What really happened in Hortonville
BY SKYLAR PEITSCH
8th grade, NCSS
On Jan. 23, my teacher Mrs. Higgins and I took a trip to good ol’ Hortonville. I am working on National History Day, and my topic is the Hortonville teacher strike which took place March 18, 1974. The teachers went on strike because they wanted a higher pay increase, and the school board wouldn’t/couldn’t give it to them.
We tried to contact the Hortonville Historical Society, and ended up talking with the lady who runs it, Joan Docktor and her daughter, Elizabeth Docktor. They invited us to their home to tell us about the event. They were alive, and lived right across from the school when the strike…well…struck! Joan told us all about how scary it was because it seemed like the whole town was involved and she said you could see the hate on everyone’s faces. It wasn’t even safe for kids to go to school. She talked about how the strike divided the entire town.
We saw pictures in newspapers she had of people walking up and down the sidewalks yelling and carrying signs stating what they wanted to change. She said that local people who weren’t teachers gathered in groups in a local bar to form vigilante groups and discuss the strikes. She also told us about how she didn’t even want to look out her front window. She told us how people knocked on her door and asked if they could set up chairs in her driveway to watch the striking teachers because they were fascinated by the conflict. Police officers were there to control the scene. Teachers from other towns came in to help show their support for the strikers.
Elizabeth said she wasn’t even allowed to play outside because the strike was too intense; that there was even a gun reported on the grounds. Some say it was a hunter who accidentally forgot to take his gun out of his truck; others say that he brandished the gun in a threatening way.
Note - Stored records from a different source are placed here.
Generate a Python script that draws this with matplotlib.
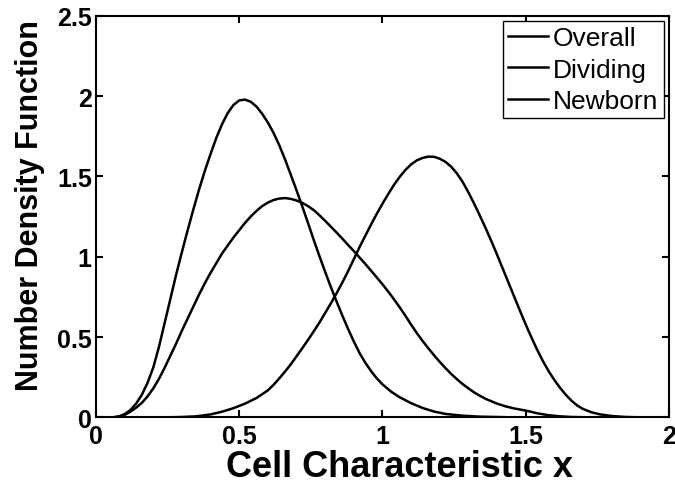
import matplotlib
matplotlib.use('Agg')
import matplotlib.pyplot as plt

plt.rcParams['font.family'] = ['Liberation Sans', 'DejaVu Sans']

# values
x_overall = [0.00, 0.06, 0.08, 0.10, 0.12, 0.14, 0.16, 0.18, 0.20, 0.22, 0.24,
             0.26, 0.28, 0.30, 0.32, 0.34, 0.36, 0.38, 0.40, 0.42, 0.44, 0.46,
             0.48, 0.50, 0.52, 0.54, 0.56, 0.58, 0.60, 0.62, 0.64, 0.66, 0.68,
             0.70, 0.72, 0.74, 0.76, 0.78, 0.80, 0.82, 0.84, 0.86, 0.88, 0.90,
             0.92, 0.94, 0.96, 0.98, 1.00, 1.02, 1.04, 1.06, 1.08, 1.10, 1.12,
             1.14, 1.16, 1.18, 1.20, 1.22, 1.24, 1.26, 1.28, 1.30, 1.32, 1.34,
             1.36, 1.38, 1.40, 1.43, 1.46, 1.50, 1.54, 1.58, 1.62, 1.66, 1.72,
             2.00]
y_overall = [0.0, 0.0, 0.005, 0.015, 0.035, 0.06, 0.09, 0.13, 0.18, 0.24, 0.31,
             0.385, 0.46, 0.54, 0.615, 0.69, 0.765, 0.835, 0.90, 0.96, 1.02, 1.07,
             1.12, 1.165, 1.21, 1.25, 1.285, 1.315, 1.337, 1.353, 1.362, 1.365, 1.36,
             1.35, 1.335, 1.315, 1.29, 1.258, 1.223, 1.187, 1.15, 1.112, 1.073, 1.035,
             0.995, 0.955, 0.913, 0.871, 0.828, 0.783, 0.735, 0.685, 0.632, 0.577, 0.524,
             0.475, 0.43, 0.386, 0.345, 0.306, 0.27, 0.237, 0.207, 0.18, 0.155, 0.134,
             0.115, 0.10, 0.085, 0.068, 0.055, 0.042, 0.025, 0.013, 0.006, 0.002, 0.0,
             0.0]

x_dividing = [0.00, 0.25, 0.30, 0.35, 0.40, 0.44, 0.48, 0.52, 0.56, 0.60, 0.62,
              0.64, 0.66, 0.68, 0.70, 0.72, 0.74, 0.76, 0.78, 0.80, 0.82, 0.84,
              0.86, 0.88, 0.90, 0.92, 0.94, 0.96, 0.98, 1.00, 1.02, 1.04, 1.06,
              1.08, 1.10, 1.12, 1.14, 1.16, 1.18, 1.20, 1.22, 1.24, 1.26, 1.28,
              1.30, 1.32, 1.34, 1.36, 1.38, 1.40, 1.42, 1.44, 1.46, 1.48, 1.50,
              1.52, 1.54, 1.56, 1.58, 1.60, 1.62, 1.64, 1.66, 1.68, 1.70, 1.73,
              1.76, 1.80, 1.85, 1.90, 2.00]
y_dividing = [0.0, 0.0, 0.002, 0.006, 0.018, 0.035, 0.057, 0.085, 0.12, 0.168, 0.203,
              0.243, 0.285, 0.33, 0.38, 0.43, 0.482, 0.535, 0.59, 0.65, 0.71, 0.773,
              0.84, 0.91, 0.985, 1.06, 1.13, 1.20, 1.267, 1.33, 1.39, 1.447, 1.497,
              1.54, 1.575, 1.60, 1.615, 1.623, 1.622, 1.61, 1.59, 1.56, 1.518, 1.465,
              1.40, 1.33, 1.255, 1.178, 1.097, 1.012, 0.925, 0.837, 0.75, 0.663, 0.578,
              0.497, 0.42, 0.35, 0.287, 0.232, 0.183, 0.14, 0.103, 0.073, 0.052, 0.031,
              0.018, 0.008, 0.002, 0.0, 0.0]

x_newborn = [0.00, 0.06, 0.08, 0.10, 0.12, 0.14, 0.16, 0.18, 0.20, 0.22, 0.24,
             0.26, 0.28, 0.30, 0.32, 0.34, 0.36, 0.38, 0.40, 0.42, 0.44, 0.46,
             0.48, 0.50, 0.52, 0.54, 0.56, 0.58, 0.60, 0.62, 0.64, 0.66, 0.68,
             0.70, 0.72, 0.74, 0.76, 0.78, 0.80, 0.82, 0.84, 0.86, 0.88, 0.90,
             0.92, 0.94, 0.96, 0.98, 1.00, 1.03, 1.06, 1.10, 1.14, 1.18, 1.22,
             1.28, 1.34, 1.45, 2.00]
y_newborn = [0.0, 0.0, 0.005, 0.02, 0.045, 0.085, 0.14, 0.215, 0.31, 0.44, 0.59,
             0.74, 0.89, 1.03, 1.165, 1.295, 1.42, 1.535, 1.64, 1.74, 1.825, 1.895,
             1.945, 1.973, 1.978, 1.965, 1.935, 1.89, 1.835, 1.77, 1.693, 1.605, 1.51,
             1.413, 1.313, 1.21, 1.105, 1.003, 0.905, 0.81, 0.72, 0.633, 0.55, 0.472,
             0.40, 0.34, 0.288, 0.243, 0.205, 0.16, 0.125, 0.088, 0.058, 0.036, 0.021,
             0.01, 0.004, 0.0, 0.0]

x_ticks = [0, 0.5, 1, 1.5, 2]
x_ticklabels = ['0', '0.5', '1', '1.5', '2']
y_ticks = [0, 0.5, 1, 1.5, 2, 2.5]
y_ticklabels = ['0', '0.5', '1', '1.5', '2', '2.5']

fig = plt.figure(figsize=(6.75, 4.85), dpi=100)
ax = fig.add_axes([0.1422, 0.1375, 0.8489, 0.8279])

ax.plot(x_overall, y_overall, color='black', lw=1.8, label='Overall')
ax.plot(x_dividing, y_dividing, color='black', lw=1.8, label='Dividing')
ax.plot(x_newborn, y_newborn, color='black', lw=1.8, label='Newborn')

ax.set_xlim(0, 2)
ax.set_ylim(0, 2.5)
ax.set_xticks(x_ticks)
ax.set_xticklabels(x_ticklabels, fontsize=18, fontweight='bold')
ax.set_yticks(y_ticks)
ax.set_yticklabels(y_ticklabels, fontsize=18, fontweight='bold')
ax.tick_params(direction='in', length=5, width=1.5, top=True, right=True)
ax.tick_params(axis='x', pad=5)
ax.tick_params(axis='y', pad=3)

for s in ax.spines.values():
    s.set_linewidth(1.5)

ax.set_xlabel('Cell Characteristic x', fontsize=26, fontweight='bold')
ax.set_ylabel('Number Density Function', fontsize=22, fontweight='bold')
ax.xaxis.set_label_coords(0.53, -0.08)
ax.yaxis.set_label_coords(-0.089, 0.529)

leg = ax.legend(loc='upper right', fontsize=19, fancybox=False, edgecolor='black',
                framealpha=1, handlelength=1.5, handletextpad=0.2, labelspacing=0.28,
                borderpad=0.2, borderaxespad=0.2)
leg.get_frame().set_linewidth(1.0)

fig.savefig('out.png', dpi=100)
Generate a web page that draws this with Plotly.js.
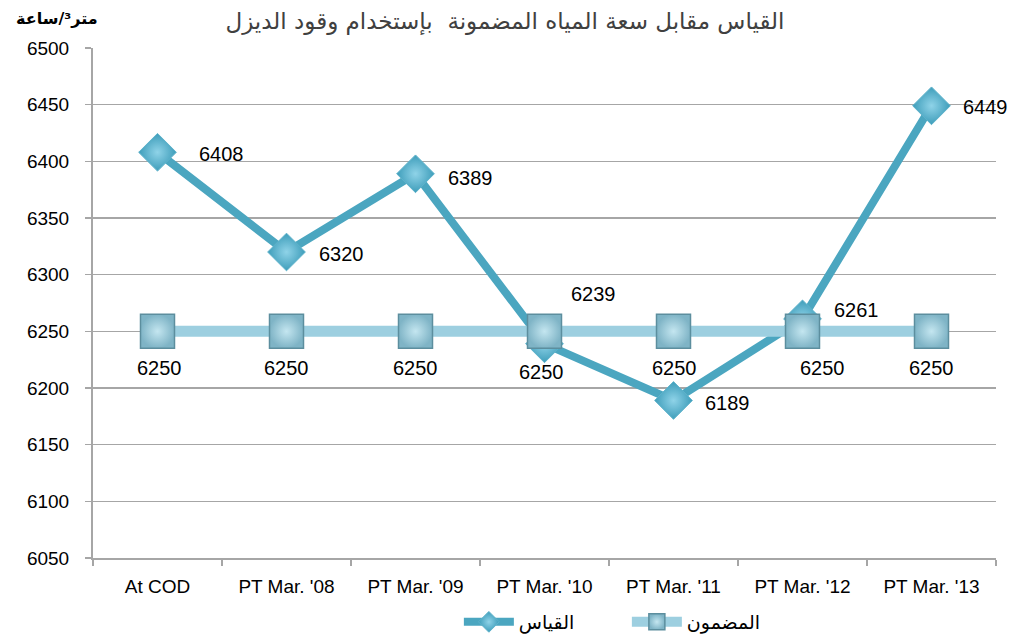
<!DOCTYPE html>
<html>
<head>
<meta charset="utf-8">
<script src="https://cdn.plot.ly/plotly-3.0.1.min.js"></script>
<style>html,body{margin:0;padding:0;background:#fff;}#chart{width:1016px;height:641px;}</style>
</head>
<body>
<div id="chart"></div>
<script>
// ---- data ----
const categories = ["At COD", "PT Mar. '08", "PT Mar. '09", "PT Mar. '10", "PT Mar. '11", "PT Mar. '12", "PT Mar. '13"];
const measured = [6408, 6320, 6389, 6239, 6189, 6261, 6449];
const guaranteed = [6250, 6250, 6250, 6250, 6250, 6250, 6250];
const measuredName = "القياس";
const guaranteedName = "المضمون";
const chartTitle = "القياس مقابل سعة المياه المضمونة  بإستخدام وقود الديزل";
const unitLabel = "متر³/ساعة";

// label offsets (pixels) – styling only
const measuredShift = [[64,-2],[55,-2],[55,-4],[49,50],[54,-3],[54,9],[54,-1]];
const guaranteedShift = [[2,-37],[0,-37],[0,-37],[-3,-41],[1,-37],[20,-37],[0,-37]];

const numFont = {family: "Liberation Sans, Arial, sans-serif", size: 20, color: "#000"};
const tickFont = {family: "Liberation Sans, Arial, sans-serif", size: 19, color: "#000"};

const traces = [
  {
    x: categories, y: measured, name: measuredName, type: "scatter", mode: "lines+markers",
    line: {color: "#4BA6C0", width: 8},
    marker: {symbol: "diamond", size: 29, color: "#3E9DBA",
             gradient: {type: "radial", color: "#8FD3E8"},
             line: {color: "#5FB3CB", width: 1}}
  },
  {
    x: categories, y: guaranteed, name: guaranteedName, type: "scatter", mode: "lines+markers",
    line: {color: "#9DCFE0", width: 11},
    marker: {symbol: "square", size: 34, color: "#7FB4C6",
             gradient: {type: "radial", color: "#C4E6F0"},
             line: {color: "#5C8E9E", width: 1.5}}
  }
];

const annotations = [];
measured.forEach((v, i) => annotations.push({
  x: categories[i], y: v, xref: "x", yref: "y", text: String(v), showarrow: false,
  xanchor: "center", yanchor: "middle", xshift: measuredShift[i][0], yshift: measuredShift[i][1], font: numFont
}));
guaranteed.forEach((v, i) => annotations.push({
  x: categories[i], y: v, xref: "x", yref: "y", text: String(v), showarrow: false,
  xanchor: "center", yanchor: "middle", xshift: guaranteedShift[i][0], yshift: guaranteedShift[i][1], font: numFont
}));
annotations.push({
  xref: "paper", yref: "paper", x: -0.04, y: 1.0, yshift: 30, xanchor: "center", yanchor: "middle",
  text: "<b>" + unitLabel + "</b>", showarrow: false,
  font: {family: "DejaVu Sans, Noto Sans, sans-serif", size: 16, color: "#000"}
});

const layout = {
  width: 1016, height: 641,
  margin: {l: 93, r: 20, t: 48, b: 83, autoexpand: false},
  paper_bgcolor: "#fff", plot_bgcolor: "#fff",
  title: {text: chartTitle, x: 0.497, xanchor: "center", y: 0.968, yanchor: "middle",
          font: {family: "DejaVu Sans, Noto Sans, sans-serif", size: 23, color: "#404040"}},
  xaxis: {type: "category", range: [-0.5, 6.5], tickson: "boundaries", ticks: "outside", ticklen: 6,
          tickcolor: "#A6A6A6", tickwidth: 1.5, showgrid: false, showline: true, linecolor: "#A6A6A6", linewidth: 2,
          tickfont: tickFont, ticklabelstandoff: 10, fixedrange: true, automargin: false},
  yaxis: {range: [6050, 6500], dtick: 50, tick0: 6050, ticks: "outside", ticklen: 6, tickcolor: "#A6A6A6", tickwidth: 1.5,
          showgrid: true, gridcolor: "#A6A6A6", gridwidth: 1.5, showline: true, linecolor: "#A6A6A6", linewidth: 2,
          zeroline: false, tickfont: tickFont, ticklabelstandoff: 12, fixedrange: true, automargin: false},
  showlegend: true,
  legend: {orientation: "h", xref: "container", yref: "container", x: 0.617, xanchor: "center", y: 0.0, yanchor: "bottom",
           font: {family: "DejaVu Sans, Noto Sans, sans-serif", size: 19, color: "#000"}, itemwidth: 50,
           entrywidth: 103, traceorder: "normal"},
  annotations: annotations
};

Plotly.newPlot("chart", traces, layout, {displayModeBar: false, staticPlot: true});
</script>
</body>
</html>
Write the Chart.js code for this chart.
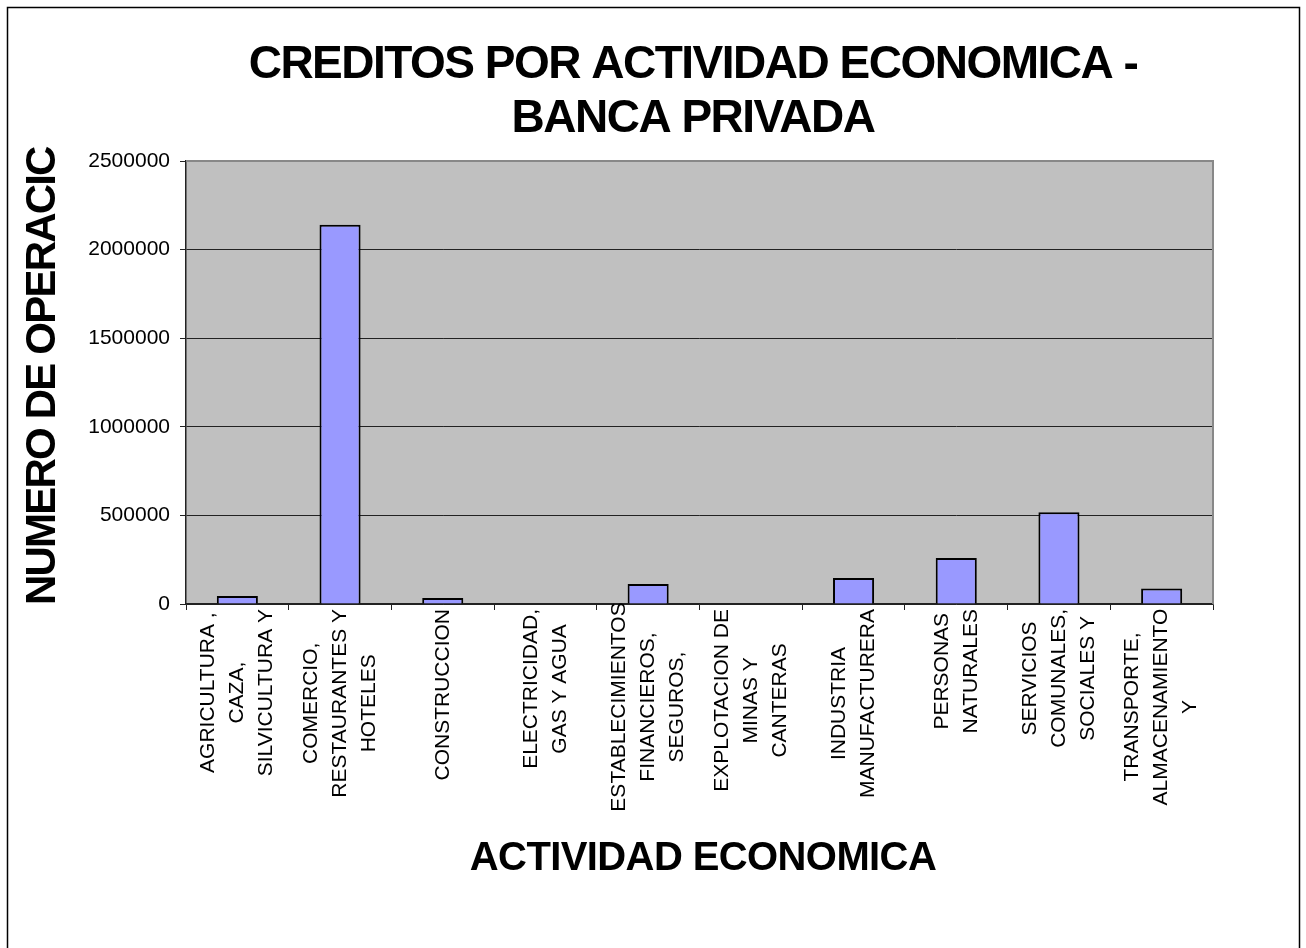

They both showed us many newspapers from the time of the strikes, and they were all so helpful. We got to copy a bunch of articles and pictures and even take home two newspapers that they had doubles of! This type of primary source research will help me prove my thesis with my NHD project. I can’t wait to keep working on it. I would like to thank both of them again for all of the amazing primary sources they gave and everything they did for us.